**Instructions to follow:**
Only the lines between the line holding "Clone this chart" and the line holding "const visible = (v: number) => v <= 20;", both of those included, should be copied exactly; drop the pictures.

Records with drawing code:
*-*-*
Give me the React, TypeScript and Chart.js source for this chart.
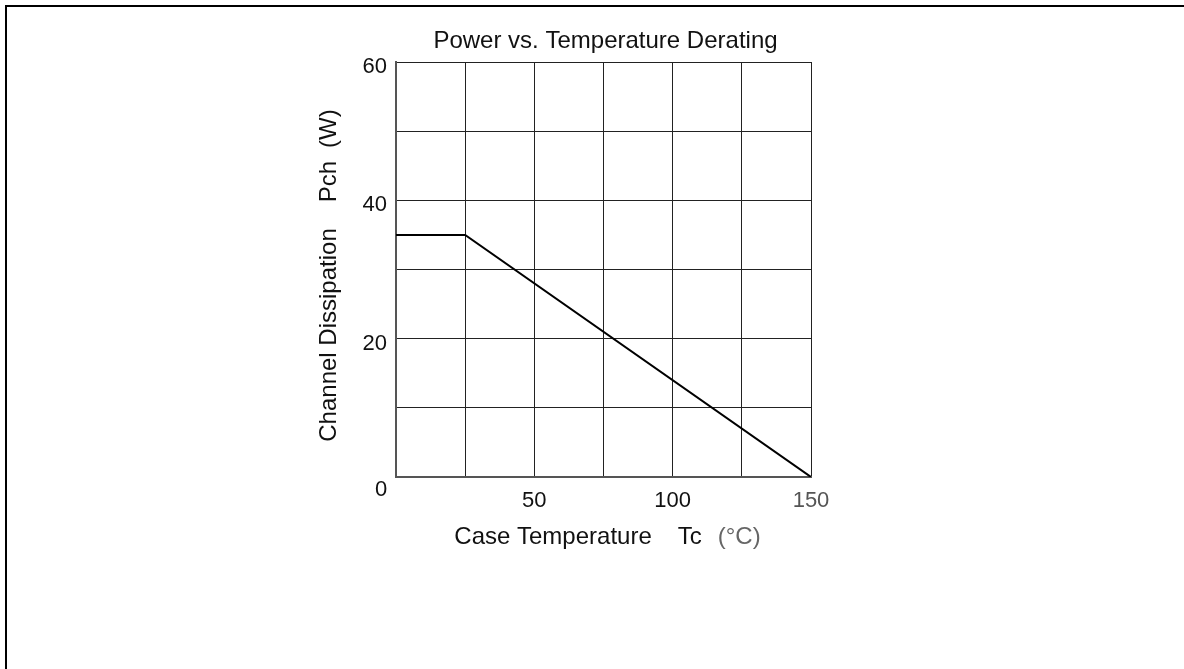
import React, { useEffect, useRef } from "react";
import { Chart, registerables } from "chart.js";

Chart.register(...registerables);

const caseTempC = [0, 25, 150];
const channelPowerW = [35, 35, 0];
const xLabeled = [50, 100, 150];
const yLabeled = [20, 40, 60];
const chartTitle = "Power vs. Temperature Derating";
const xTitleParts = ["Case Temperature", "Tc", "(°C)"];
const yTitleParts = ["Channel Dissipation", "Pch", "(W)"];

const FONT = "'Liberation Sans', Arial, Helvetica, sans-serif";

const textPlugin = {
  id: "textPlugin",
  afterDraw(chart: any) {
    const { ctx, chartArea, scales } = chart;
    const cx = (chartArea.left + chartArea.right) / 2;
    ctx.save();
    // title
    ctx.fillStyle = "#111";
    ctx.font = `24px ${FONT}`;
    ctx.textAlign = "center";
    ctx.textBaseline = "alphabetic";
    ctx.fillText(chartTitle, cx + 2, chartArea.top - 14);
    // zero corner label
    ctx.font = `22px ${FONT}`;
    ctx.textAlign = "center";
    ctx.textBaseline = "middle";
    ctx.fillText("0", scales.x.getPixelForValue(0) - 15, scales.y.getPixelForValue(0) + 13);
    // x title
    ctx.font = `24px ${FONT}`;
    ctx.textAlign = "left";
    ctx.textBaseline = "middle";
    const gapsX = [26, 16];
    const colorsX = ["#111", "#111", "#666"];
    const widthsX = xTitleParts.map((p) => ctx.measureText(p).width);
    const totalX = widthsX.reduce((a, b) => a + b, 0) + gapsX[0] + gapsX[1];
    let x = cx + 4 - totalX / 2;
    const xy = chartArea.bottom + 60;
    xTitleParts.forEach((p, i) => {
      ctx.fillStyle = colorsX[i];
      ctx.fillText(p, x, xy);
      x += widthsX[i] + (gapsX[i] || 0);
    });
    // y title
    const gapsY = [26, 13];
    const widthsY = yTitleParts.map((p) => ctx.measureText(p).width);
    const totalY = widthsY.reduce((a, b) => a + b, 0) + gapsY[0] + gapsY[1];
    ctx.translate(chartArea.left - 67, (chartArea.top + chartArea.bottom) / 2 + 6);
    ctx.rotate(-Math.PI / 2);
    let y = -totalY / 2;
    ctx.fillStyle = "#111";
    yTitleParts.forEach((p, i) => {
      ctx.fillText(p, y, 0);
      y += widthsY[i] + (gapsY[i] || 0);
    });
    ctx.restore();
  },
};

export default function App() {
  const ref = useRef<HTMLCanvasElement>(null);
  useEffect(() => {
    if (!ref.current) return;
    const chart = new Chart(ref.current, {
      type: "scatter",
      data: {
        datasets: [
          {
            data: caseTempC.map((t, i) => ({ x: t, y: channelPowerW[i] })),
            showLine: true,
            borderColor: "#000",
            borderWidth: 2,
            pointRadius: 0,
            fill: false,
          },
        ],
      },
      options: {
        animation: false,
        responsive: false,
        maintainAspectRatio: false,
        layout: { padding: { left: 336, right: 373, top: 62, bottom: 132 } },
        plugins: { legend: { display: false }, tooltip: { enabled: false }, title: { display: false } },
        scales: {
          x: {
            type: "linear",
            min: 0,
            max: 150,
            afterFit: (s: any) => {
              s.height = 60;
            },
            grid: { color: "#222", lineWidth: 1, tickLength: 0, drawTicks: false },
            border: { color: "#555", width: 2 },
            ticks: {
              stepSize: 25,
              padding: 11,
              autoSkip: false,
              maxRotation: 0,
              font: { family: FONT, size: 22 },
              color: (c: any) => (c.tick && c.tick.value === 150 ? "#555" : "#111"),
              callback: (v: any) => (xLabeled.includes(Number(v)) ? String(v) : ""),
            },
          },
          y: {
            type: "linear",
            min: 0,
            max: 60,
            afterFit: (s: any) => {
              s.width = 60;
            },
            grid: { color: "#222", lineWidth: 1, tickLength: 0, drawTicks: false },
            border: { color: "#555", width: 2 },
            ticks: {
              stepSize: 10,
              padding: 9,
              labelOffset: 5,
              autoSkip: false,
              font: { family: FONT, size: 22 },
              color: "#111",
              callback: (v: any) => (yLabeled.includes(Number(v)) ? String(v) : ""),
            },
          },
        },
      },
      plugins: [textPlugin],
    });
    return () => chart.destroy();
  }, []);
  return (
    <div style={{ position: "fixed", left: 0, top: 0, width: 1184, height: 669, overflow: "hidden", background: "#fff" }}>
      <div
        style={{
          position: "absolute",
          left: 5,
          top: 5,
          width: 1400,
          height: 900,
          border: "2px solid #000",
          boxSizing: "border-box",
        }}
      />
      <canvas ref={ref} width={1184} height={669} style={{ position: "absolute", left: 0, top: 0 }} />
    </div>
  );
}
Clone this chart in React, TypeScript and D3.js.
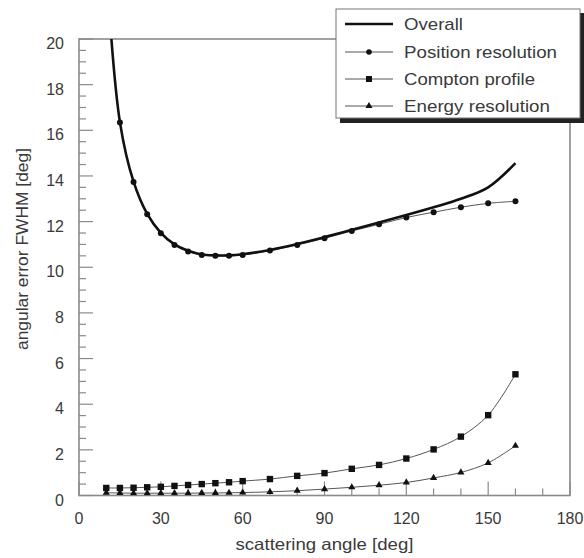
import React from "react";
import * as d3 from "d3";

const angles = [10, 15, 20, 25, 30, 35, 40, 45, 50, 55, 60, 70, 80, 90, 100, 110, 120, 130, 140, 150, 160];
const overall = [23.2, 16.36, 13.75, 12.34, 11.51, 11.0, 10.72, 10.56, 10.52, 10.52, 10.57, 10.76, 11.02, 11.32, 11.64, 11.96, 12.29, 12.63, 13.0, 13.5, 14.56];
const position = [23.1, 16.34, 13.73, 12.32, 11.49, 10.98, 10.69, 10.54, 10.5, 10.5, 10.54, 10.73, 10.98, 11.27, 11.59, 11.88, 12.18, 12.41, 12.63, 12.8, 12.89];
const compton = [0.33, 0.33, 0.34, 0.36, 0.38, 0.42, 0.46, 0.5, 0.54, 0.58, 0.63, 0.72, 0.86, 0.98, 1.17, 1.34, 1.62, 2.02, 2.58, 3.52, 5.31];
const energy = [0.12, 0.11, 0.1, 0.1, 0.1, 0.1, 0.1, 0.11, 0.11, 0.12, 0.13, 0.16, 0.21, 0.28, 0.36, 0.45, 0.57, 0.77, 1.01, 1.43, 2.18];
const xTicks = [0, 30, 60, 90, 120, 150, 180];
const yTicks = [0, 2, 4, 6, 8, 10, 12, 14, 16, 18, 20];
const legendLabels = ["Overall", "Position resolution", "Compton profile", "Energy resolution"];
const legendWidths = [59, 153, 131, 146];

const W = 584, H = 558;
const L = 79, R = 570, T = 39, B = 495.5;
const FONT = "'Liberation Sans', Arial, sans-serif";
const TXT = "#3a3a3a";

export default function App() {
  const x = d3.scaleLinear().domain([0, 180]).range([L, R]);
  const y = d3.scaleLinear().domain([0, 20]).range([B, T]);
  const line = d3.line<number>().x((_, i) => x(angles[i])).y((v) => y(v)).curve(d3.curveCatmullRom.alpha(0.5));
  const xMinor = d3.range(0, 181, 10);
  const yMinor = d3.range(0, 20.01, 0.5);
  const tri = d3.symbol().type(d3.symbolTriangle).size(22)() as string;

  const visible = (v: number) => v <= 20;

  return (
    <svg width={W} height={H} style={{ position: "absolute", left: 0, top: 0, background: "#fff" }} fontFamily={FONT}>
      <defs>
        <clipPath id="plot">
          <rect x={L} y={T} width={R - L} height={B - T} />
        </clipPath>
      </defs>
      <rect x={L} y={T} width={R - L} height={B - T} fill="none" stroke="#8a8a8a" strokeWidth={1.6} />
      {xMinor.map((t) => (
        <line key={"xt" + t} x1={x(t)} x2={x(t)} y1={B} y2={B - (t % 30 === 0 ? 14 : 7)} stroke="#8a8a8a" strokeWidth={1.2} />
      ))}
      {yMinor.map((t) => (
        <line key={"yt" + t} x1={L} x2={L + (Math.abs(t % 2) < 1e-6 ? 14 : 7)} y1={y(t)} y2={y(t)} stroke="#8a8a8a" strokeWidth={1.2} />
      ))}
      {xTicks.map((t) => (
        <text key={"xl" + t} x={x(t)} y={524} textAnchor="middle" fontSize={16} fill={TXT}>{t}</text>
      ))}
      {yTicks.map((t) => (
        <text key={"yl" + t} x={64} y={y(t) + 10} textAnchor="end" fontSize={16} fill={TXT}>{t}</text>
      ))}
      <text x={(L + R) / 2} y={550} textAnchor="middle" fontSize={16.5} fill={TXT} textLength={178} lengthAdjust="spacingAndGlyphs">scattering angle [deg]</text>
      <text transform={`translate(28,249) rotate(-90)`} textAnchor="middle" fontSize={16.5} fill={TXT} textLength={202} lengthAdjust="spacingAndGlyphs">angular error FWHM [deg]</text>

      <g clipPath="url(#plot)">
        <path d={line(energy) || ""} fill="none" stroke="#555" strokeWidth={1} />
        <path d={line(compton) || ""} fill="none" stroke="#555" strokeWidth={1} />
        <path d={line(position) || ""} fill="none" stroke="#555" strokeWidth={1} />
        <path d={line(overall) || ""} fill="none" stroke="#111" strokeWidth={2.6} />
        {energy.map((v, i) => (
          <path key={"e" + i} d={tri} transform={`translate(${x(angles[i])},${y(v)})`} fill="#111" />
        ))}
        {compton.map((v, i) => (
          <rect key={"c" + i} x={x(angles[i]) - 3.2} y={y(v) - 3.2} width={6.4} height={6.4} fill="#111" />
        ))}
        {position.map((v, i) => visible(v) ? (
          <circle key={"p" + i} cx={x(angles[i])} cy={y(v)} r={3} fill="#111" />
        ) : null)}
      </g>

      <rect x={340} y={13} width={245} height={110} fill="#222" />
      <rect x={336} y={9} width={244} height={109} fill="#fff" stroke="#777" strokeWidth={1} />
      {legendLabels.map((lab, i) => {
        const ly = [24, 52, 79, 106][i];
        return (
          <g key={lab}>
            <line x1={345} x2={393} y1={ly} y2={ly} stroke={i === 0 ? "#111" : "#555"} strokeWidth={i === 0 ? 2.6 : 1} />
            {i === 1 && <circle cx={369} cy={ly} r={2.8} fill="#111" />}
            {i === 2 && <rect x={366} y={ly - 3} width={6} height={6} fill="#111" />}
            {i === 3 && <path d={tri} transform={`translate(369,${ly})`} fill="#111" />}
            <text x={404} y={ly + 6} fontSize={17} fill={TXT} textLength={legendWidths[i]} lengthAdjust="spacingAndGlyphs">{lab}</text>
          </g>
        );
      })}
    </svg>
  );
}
*-*-*
**The solution:**
Clone this chart in React, TypeScript and D3.js.
import React from "react";
import * as d3 from "d3";

const angles = [10, 15, 20, 25, 30, 35, 40, 45, 50, 55, 60, 70, 80, 90, 100, 110, 120, 130, 140, 150, 160];
const overall = [23.2, 16.36, 13.75, 12.34, 11.51, 11.0, 10.72, 10.56, 10.52, 10.52, 10.57, 10.76, 11.02, 11.32, 11.64, 11.96, 12.29, 12.63, 13.0, 13.5, 14.56];
const position = [23.1, 16.34, 13.73, 12.32, 11.49, 10.98, 10.69, 10.54, 10.5, 10.5, 10.54, 10.73, 10.98, 11.27, 11.59, 11.88, 12.18, 12.41, 12.63, 12.8, 12.89];
const compton = [0.33, 0.33, 0.34, 0.36, 0.38, 0.42, 0.46, 0.5, 0.54, 0.58, 0.63, 0.72, 0.86, 0.98, 1.17, 1.34, 1.62, 2.02, 2.58, 3.52, 5.31];
const energy = [0.12, 0.11, 0.1, 0.1, 0.1, 0.1, 0.1, 0.11, 0.11, 0.12, 0.13, 0.16, 0.21, 0.28, 0.36, 0.45, 0.57, 0.77, 1.01, 1.43, 2.18];
const xTicks = [0, 30, 60, 90, 120, 150, 180];
const yTicks = [0, 2, 4, 6, 8, 10, 12, 14, 16, 18, 20];
const legendLabels = ["Overall", "Position resolution", "Compton profile", "Energy resolution"];
const legendWidths = [59, 153, 131, 146];

const W = 584, H = 558;
const L = 79, R = 570, T = 39, B = 495.5;
const FONT = "'Liberation Sans', Arial, sans-serif";
const TXT = "#3a3a3a";

export default function App() {
  const x = d3.scaleLinear().domain([0, 180]).range([L, R]);
  const y = d3.scaleLinear().domain([0, 20]).range([B, T]);
  const line = d3.line<number>().x((_, i) => x(angles[i])).y((v) => y(v)).curve(d3.curveCatmullRom.alpha(0.5));
  const xMinor = d3.range(0, 181, 10);
  const yMinor = d3.range(0, 20.01, 0.5);
  const tri = d3.symbol().type(d3.symbolTriangle).size(22)() as string;

  const visible = (v: number) => v <= 20;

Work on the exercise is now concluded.